During the drafting of this review, I discussed its content with a friend who urged me to check out chapter three of Malcolm Gladwell’s most recent book, David and Goliath: Underdogs, Misfits and the Art of Battling Giants (Allen Lane, 2013, 305 pages). That chapter was titled, “If I’d gone to the University of Maryland, I’d still be in science.” Caroline Sacks — a pseudonym — is a straight-A “science girl” all the way up through high school in Washington, DC. Applying to Brown University as first choice, with the University of Maryland as her backup choice, she’s accepted by both and of course chooses Brown. But she has to drop freshman chemistry at Brown and take it over again as a sophomore. Then she has trouble with organic chemistry, finally having to leave her STEM track altogether and switch to another major. She achieves an Ivy League degree from Brown, but at the expense of her passion for science. Had she gone to Maryland instead, she believes, she’d still be in science. Had Cedric gone to Maryland (or Howard) instead, would he have gone on to realize his STEM aspirations?
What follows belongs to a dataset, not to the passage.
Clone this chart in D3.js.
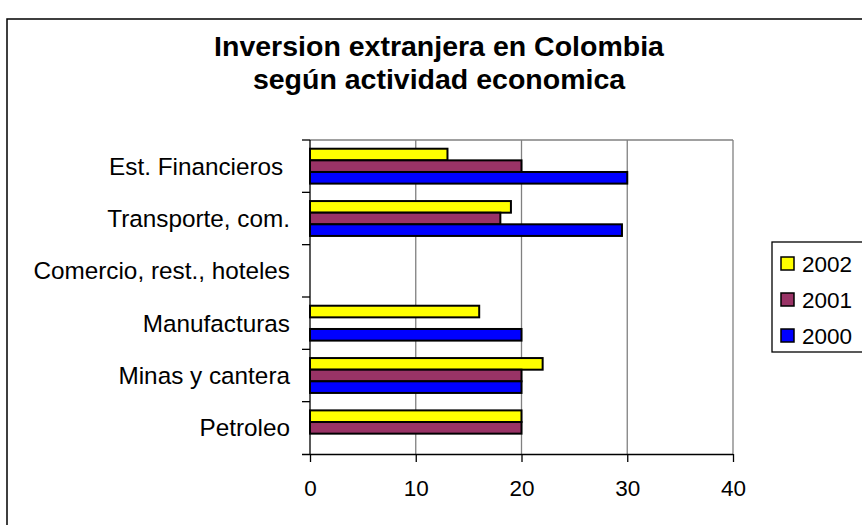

A Hope in the Unseen has become widely assigned classroom reading, even spawning a number of accompanying classroom study guides. Although it is indeed an inspiring story, it’s simply not all that it’s cracked up to be. Legions of readers have assumed as a matter of course that Cedric proved the naysayers wrong by earning a major in applied mathematics at Brown when his dream of earning a major in mathematics at MIT was derailed by his low SATs. In reality, Cedric had to leave applied mathematics at Brown — and had he instead been admitted to MIT and attempted a major in mathematics there, he probably would have had to leave much earlier, perhaps even having to forgo the consolation prize of a minor.

Although many consider Cedric’s experience at Brown an affirmative action success story, his experience actually highlights the problems inherent in affirmative action policies that lower academic standards for minorities.

Editor's Note: Review of "A Hope in the Unseen: An American Odyssey from the Inner City to the Ivy League," by Ron Suskind. Revised and updated edition. Broadway Books, 2005, 390 pages.